Bemidji Mike’s blog today on "View From This Side Of The Lake" is one most of us can feel along with him…."In memory of Cody, our Dog" is the title and it is a beautiful tribute to a faithful friend of many years who was held in his master’s arms while he died peacefully as many old sick dogs do—a merciful death at the Veterinarian’s clinic.

There are countless others of us who have had the same sad goodbye ..either in a Vet. clinic or in our home when a beloved old pet passes on. There are countless others of us who have a small pet burial ground..if we are lucky enough to live in the country…a burial ground that we visit and sometimes are so foolish as to put out some old silk flowers to mark the place where a beloved animal was laid to rest.  We have that sort of plot at the foot of one of our big hills to the west of our home.  "Mac" our faithful border collie lies there;  so does "Freckles" a border collie/Australian sheepdog cross, so does "Trudi" the lively, loveable Springer Spaniel who came into our lives when our son married Trudi’s mistress; so does "Mikey" our Siamese-Heinz-57 breed barn cat.  She didn’t like to be held but she was crazy about getting petted…she just was too much of a hunter and she crossed the road once too many times.

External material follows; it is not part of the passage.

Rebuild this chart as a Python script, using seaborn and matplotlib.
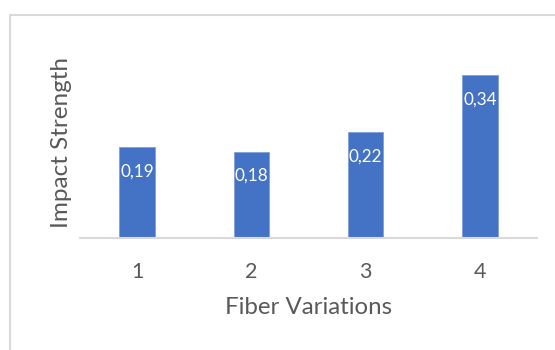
import matplotlib
matplotlib.use("Agg")
import matplotlib.pyplot as plt
import seaborn as sns
import pandas as pd
from matplotlib.lines import Line2D

categories = ["1", "2", "3", "4"]
values = [0.19, 0.18, 0.22, 0.34]
value_labels = ["0,19", "0,18", "0,22", "0,34"]

sns.set_theme(style="white")
plt.rcParams["font.family"] = ["Lato", "DejaVu Sans"]

df = pd.DataFrame({"Fiber Variations": categories, "Impact Strength": values})

fig = plt.figure(figsize=(5.55, 3.5), dpi=100)
ax = fig.add_axes([80/555, 1-238/350, 457/555, 192/350])

sns.barplot(data=df, x="Fiber Variations", y="Impact Strength", color="#4472C4",
            saturation=1, width=0.31, ax=ax, edgecolor="#7F9FD8", linewidth=0.6)

ax.set_ylim(0, 0.4)
ax.set_xlim(-0.5, 3.5)
ax.set_yticks([])
for s in ["top", "right", "left"]:
    ax.spines[s].set_visible(False)
ax.spines["bottom"].set_color("#D9D9D9")
ax.spines["bottom"].set_linewidth(1.5)
ax.tick_params(axis="x", length=0, pad=17, labelsize=15.5, labelcolor="#595959")

for i, (v, lab) in enumerate(zip(values, value_labels)):
    ax.annotate(lab, xy=(i, v), xytext=(0, -17.6), textcoords="offset points",
                ha="center", va="center", color="white", fontsize=12.3)

ax.set_xlabel("Fiber Variations", fontsize=17.3, color="#595959", va="center")
ax.xaxis.set_label_coords(0.5, -(307-238)/192)
ax.set_ylabel("Impact Strength", fontsize=17.5, color="#595959", va="center")
ax.yaxis.set_label_coords((61-80)/457, 0.5)

fig.add_artist(Line2D([10/555, 1], [1-14.7/350, 1-14.7/350], color="#D9D9D9", lw=1.5, transform=fig.transFigure))
fig.add_artist(Line2D([10/555, 10/555], [0, 1-14.7/350], color="#D9D9D9", lw=1.5, transform=fig.transFigure))

fig.savefig("out.png", dpi=100, facecolor="white")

Now Princess Kitty is left and I dread the day that she will join the others in the little burial ground.   But it will happen….pets don’t usually outlive their masters or mistresses unless the have joined the family  in the old age of the owners.  I got a notice from Dr.Sara that the Princess is due for her updated vaccinations and we will be making the trip into town to get them in a few days.  This Kitty, born in a barn, to a  feral mother, is a part of our lives and is beloved to us, just as Cody was to Bemidji Mike and his wife.  Having beloved pets is part of life in this part of the world and other parts  also, I suspect.  I remember meeting a big friendly collie who had a very Norwegian name (in Stavanger, Norway) and this amazing collie even understood the language when her owners spoke it to her!!!

Spend a little extra time today petting your cat, dog, rabbit…..whoever it is that has captured your heart at this time of your life.  They give us unconditional love and adoration in a way no human can.  And they are an important part of our familys.